当然TBSは「せっかく青春ドラマが久々に当たったのに何で今頃水戸黄門!?」と大反対するが、
磯崎洋三職員から復帰を要請されて「SHは恋のイニシャル」をヒットさせて、尚且つスポンサーだった
逸見稔さんに押し切られて「ただの水戸黄門じゃない、森繁さんをナショナル劇場に戻して七人の孫の時代劇版を作る」
という意図で「水戸黄門」に制作が決定。

ただし、東京でTBSのディレクターに撮らせて大失敗した「戦国太平記 真田幸村」の教訓を生かし、
TBSの目の届かない京都に撮影所がある上に、時代劇製作のノウハウを最も持っていた東映で
水戸黄門を撮る事を決めて、東映社長の岡田茂氏に打診。これで京都での制作ルートが出来た。
こうしてTBS放送のドラマながら、制作にCAL、制作協力に東映とクレジットされてOPに「TBS」の
クレジットがない前代未聞の作品がスタートする。

途中、東宝の看板役者森繁の起用断念等のトラブルもあったが、放送開始してみると最終回は20%超の大ヒット。
こうしていよいよTBSと逸見さんの主導権争いは決着した。
元TBS編成企画部:田原茂行氏曰く
『水戸黄門』は、松下電器の担当者と電通が松下幸之助の好みを意識してもちこんだとみられる
問答無用の企画であったが、この番組の成功は、やがてこの時間枠の企画決定の主導権争いに
終止符をうつウルトラCとなり、われわれの入れない領域が生まれる結果になった』

 

逸見さんも「真田幸村」でTBSサイドと揉めて失敗に終わった事も
あってTBSの目が届く東京での撮影は回避したくなり、京都での撮影にこだわった。
そこで時代劇のメッカだった東映の岡田社長を訪ねて東映京都で番組を制作できる環境を整えた。

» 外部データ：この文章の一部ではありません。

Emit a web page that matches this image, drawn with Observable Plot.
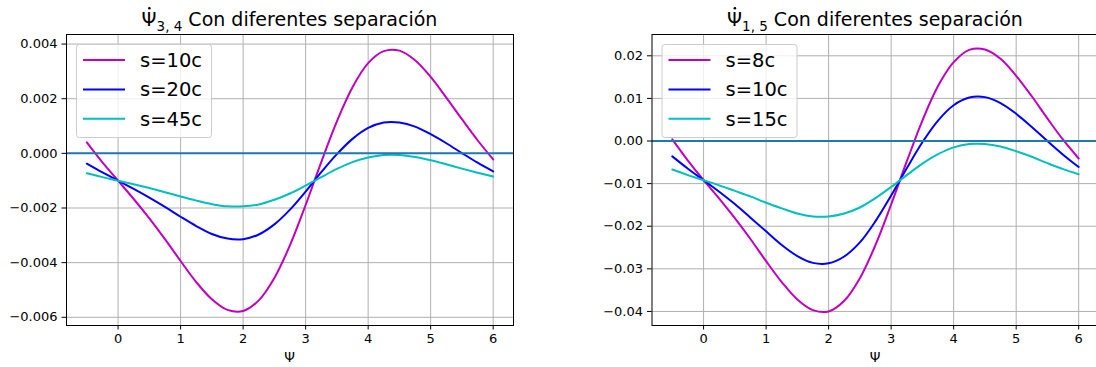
<!DOCTYPE html>
<html><head><meta charset="utf-8">
<script src="https://cdn.jsdelivr.net/npm/d3@7"></script>
<script src="https://cdn.jsdelivr.net/npm/@observablehq/plot@0.6"></script>
<style>
body{margin:0;background:#fff;}
#chart{position:relative;width:1096px;height:367px;overflow:hidden;background:#fff;}
#chart svg{position:absolute;top:0;}
#chart svg, #chart svg text{font-family:"DejaVu Sans" !important;}
</style></head><body><div id="chart"></div>
<script>
// ---- data ----
const psi = [-0.5,-0.25,0,0.25,0.5,0.75,1,1.25,1.5,1.75,2,2.25,2.5,2.75,3,3.25,3.5,3.75,4,4.25,4.5,4.75,5,5.25,5.5,5.75,6];
const xTicks = [0,1,2,3,4,5,6];

const leftNames = ["s=10c","s=20c","s=45c"];
const left_s10c = [0.00040,-0.00033,-0.00100,-0.00167,-0.00238,-0.00314,-0.00394,-0.00471,-0.00534,-0.00573,-0.00577,-0.00538,-0.00456,-0.00336,-0.00189,-0.00032,0.00117,0.00242,0.00330,0.00374,0.00376,0.00341,0.00280,0.00204,0.00125,0.00048,-0.00022];
const left_s20c = [-0.00038,-0.00070,-0.00100,-0.00130,-0.00162,-0.00196,-0.00232,-0.00266,-0.00295,-0.00312,-0.00314,-0.00297,-0.00260,-0.00206,-0.00140,-0.00069,-0.00003,0.00053,0.00093,0.00113,0.00113,0.00098,0.00070,0.00037,0.00001,-0.00034,-0.00066];
const left_s45c = [-0.00073,-0.00087,-0.00100,-0.00113,-0.00127,-0.00142,-0.00158,-0.00173,-0.00186,-0.00194,-0.00194,-0.00187,-0.00170,-0.00147,-0.00118,-0.00087,-0.00057,-0.00032,-0.00015,-0.00006,-0.00006,-0.00013,-0.00025,-0.00040,-0.00056,-0.00071,-0.00085];
const leftYTicks = [-0.006,-0.004,-0.002,0,0.002,0.004];

const rightNames = ["s=8c","s=10c","s=15c"];
const right_s8c = [0.0004,-0.0046,-0.0092,-0.0135,-0.0181,-0.0230,-0.0282,-0.0331,-0.0372,-0.0397,-0.0400,-0.0375,-0.0322,-0.0244,-0.0149,-0.0048,0.0048,0.0129,0.0185,0.0214,0.0215,0.0193,0.0153,0.0105,0.0053,0.0003,-0.0041];
const right_s10c = [-0.0036,-0.0065,-0.0092,-0.0119,-0.0148,-0.0180,-0.0212,-0.0244,-0.0270,-0.0286,-0.0287,-0.0271,-0.0238,-0.0188,-0.0128,-0.0064,-0.0003,0.0048,0.0084,0.0102,0.0103,0.0089,0.0064,0.0033,0.0000,-0.0032,-0.0061];
const right_s15c = [-0.0067,-0.0080,-0.0092,-0.0104,-0.0117,-0.0130,-0.0145,-0.0158,-0.0170,-0.0177,-0.0177,-0.0170,-0.0156,-0.0134,-0.0108,-0.0080,-0.0053,-0.0031,-0.0015,-0.0007,-0.0007,-0.0013,-0.0024,-0.0037,-0.0052,-0.0066,-0.0078];
const rightYTicks = [-0.04,-0.03,-0.02,-0.01,0,0.01,0.02];

// ---- styles ----
const colors = ["#bf00bf","#0000ff","#00bfbf"];
const FONT = "DejaVu Sans";
const TICK_FONT = 13;

function panel(opts){
  const {series, yDomain, yTicks, yFmt, left, width, marginLeft, marginRight} = opts;
  const marks = [
    Plot.gridX(xTicks, {stroke:"#b0b0b0", strokeOpacity:1, strokeWidth:1}),
    Plot.gridY(yTicks, {stroke:"#b0b0b0", strokeOpacity:1, strokeWidth:1}),
  ];
  series.forEach((vals, k) => {
    const rows = psi.map((x,i)=>({x, y: vals[i]}));
    marks.push(Plot.line(rows, {x:"x", y:"y", stroke: colors[k], strokeWidth:2, curve:"catmull-rom"}));
  });
  marks.push(
    Plot.ruleY([0], {stroke:"#1f77b4", strokeWidth:2}),
    Plot.frame({stroke:"#000", strokeWidth:1}),
    Plot.axisX(xTicks, {tickSize:4.5, tickPadding:3.5, tickFormat:d3.format("d"), label:null, stroke:"#000"}),
    Plot.axisY(yTicks, {tickSize:4.5, tickPadding:4.5, tickFormat:d3.format(yFmt), label:null, stroke:"#000"})
  );
  const svg = Plot.plot({
    width, height:367, marginLeft, marginRight, marginTop:34, marginBottom:42,
    x:{domain:[-0.825, 6.325]},
    y:{domain:yDomain},
    style:{fontFamily:FONT, color:"#000", background:"transparent", overflow:"visible"},
    marks
  });
  svg.style.left = left + "px";
  d3.select(svg).attr("font-family", FONT).attr("font-size", TICK_FONT)
    .style("font-family", FONT).style("font-size", TICK_FONT + "px");
  d3.select(svg).selectAll("g").filter(function(){ return this.getAttribute("font-size") != null; })
    .attr("font-size", TICK_FONT);
  d3.select(svg).selectAll("g").filter(function(){ return this.getAttribute("font-family") != null; })
    .attr("font-family", FONT);
  d3.select(svg).selectAll("text")
    .attr("font-size", TICK_FONT).style("font-size", TICK_FONT + "px")
    .attr("font-family", FONT).style("font-family", FONT);
  return svg;
}

function decorate(svg, opts){
  const {names, width, marginLeft, marginRight, titleMain, titleSub} = opts;
  const s = d3.select(svg);
  const cx = marginLeft + (width - marginLeft - marginRight)/2;
  // x label
  s.append("text").attr("x", cx).attr("y", 362).attr("text-anchor","middle")
    .style("font-family", FONT).style("font-size", "13.5px").attr("fill","#000").text("Ψ");
  // title
  const t = s.append("text").attr("x", cx).attr("y", 26).attr("text-anchor","middle")
    .style("font-family", FONT).style("font-size", "19px").attr("fill","#000");
  t.append("tspan").text(titleMain);
  t.append("tspan").attr("dy", 4.5).style("font-size", "13.5px").text(titleSub);
  t.append("tspan").attr("dy", -4.5).text(" Con diferentes separación");
  // dot above Ψ
  const node = t.node();
  const st = node.getStartPositionOfChar(0).x, en = node.getEndPositionOfChar(0).x;
  s.append("circle").attr("cx", (st+en)/2 + 0.3).attr("cy", 8.2).attr("r", 1.3).attr("fill","#000");
  // legend
  const lx = marginLeft + 10, ly = 44;
  const g = s.append("g");
  g.append("rect").attr("x", lx+0.5).attr("y", ly+0.5).attr("width", 135).attr("height", 93).attr("rx", 3)
    .attr("fill","#fff").attr("fill-opacity",0.8).attr("stroke","#cccccc").attr("stroke-width",1);
  names.forEach((n,k)=>{
    const yy = ly + 16 + k*29.4;
    g.append("line").attr("x1", lx+7).attr("x2", lx+49).attr("y1", yy).attr("y2", yy)
      .attr("stroke", colors[k]).attr("stroke-width", 2);
    g.append("text").attr("x", lx+64).attr("y", yy).attr("dy","0.36em").attr("text-anchor","start")
      .style("font-family", FONT).style("font-size", "19.5px").attr("fill","#000").text(n);
  });
}

const chart = document.getElementById("chart");
const leftOpts = {
  series:[left_s10c, left_s20c, left_s45c], names:leftNames,
  yDomain:[-0.0063, 0.00435], yTicks:leftYTicks, yFmt:".3f",
  left:0, width:548, marginLeft:66, marginRight:35,
  titleMain:"Ψ", titleSub:"3, 4"
};
const rightOpts = {
  series:[right_s8c, right_s10c, right_s15c], names:rightNames,
  yDomain:[-0.0433, 0.0250], yTicks:rightYTicks, yFmt:".2f",
  left:548, width:560, marginLeft:103.5, marginRight:9.5,
  titleMain:"Ψ", titleSub:"1, 5"
};
const svgL = panel(leftOpts), svgR = panel(rightOpts);
chart.appendChild(svgL); chart.appendChild(svgR);
decorate(svgL, leftOpts); decorate(svgR, rightOpts);
</script>
</body></html>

結果黄門の成功で逸見さんも東映に絶大的な信頼を寄せるようになり、

1976年(7部の頃)に赤字だった東映京都を解散する話が出来て
水戸黄門も東京で制作するという話が出た時には「どうしても京都でやりたい、
新しい会社を立ち上げてくれ」と岡田社長に頼み込んで、組織をスリムにした
東映太秦映像を立ち上げて貰い京都での制作を続行させた。